Graduates find it hard to leave campuses as they face society’s challenges

Get a college degree and you'll go far? Ye Dong made it to a 10-square-meter place, at 60 yuan (7 euros) a month, neighboring his old college in Shaoguan, Guangdong province. Now 23, Ye earned his diploma in June 2010. But he hardly steps farther from the campus, still eating in the dining hall and studying in classrooms. Living close to it is convenient and familiar, he says.

Around almost every college and university in China are cheap apartments and bungalows for rent, where lots of graduates like Ye live, according to Hu Jiewang, a sociology professor at Jiaying University in Guangdong province. They live and look like enrolled students, but they aren't.

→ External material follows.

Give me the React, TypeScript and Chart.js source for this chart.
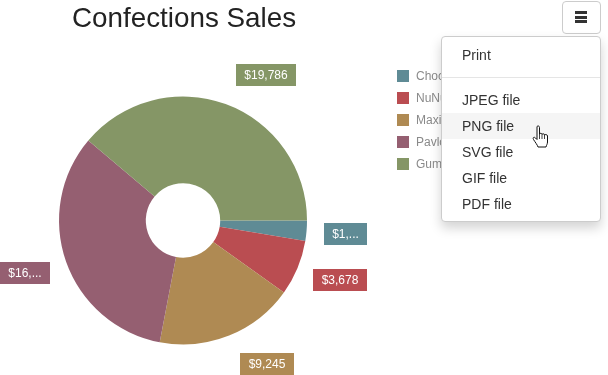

Hu published a first research paper on these graduates in 2003 and named them "school-drifters". It became a popular search keyword and triggered wide media coverage and further academic research.

"The number is increasing over the years," Hu says. "A simple reasoning is that each year the total graduates are increasing, while the employment rate is not seeing big changes. A large portion of the unemployed become school-drifters. Some previously employed also come back after a short unsatisfying working period."

In 2005, researcher Shi Xu of Nanjing University of Aeronautics and Astronautics said in a published paper that the number of school-drifters had reached 100,000. Hu says "it is hard to calculate an accurate total", but he thinks the current number should have far exceeded that.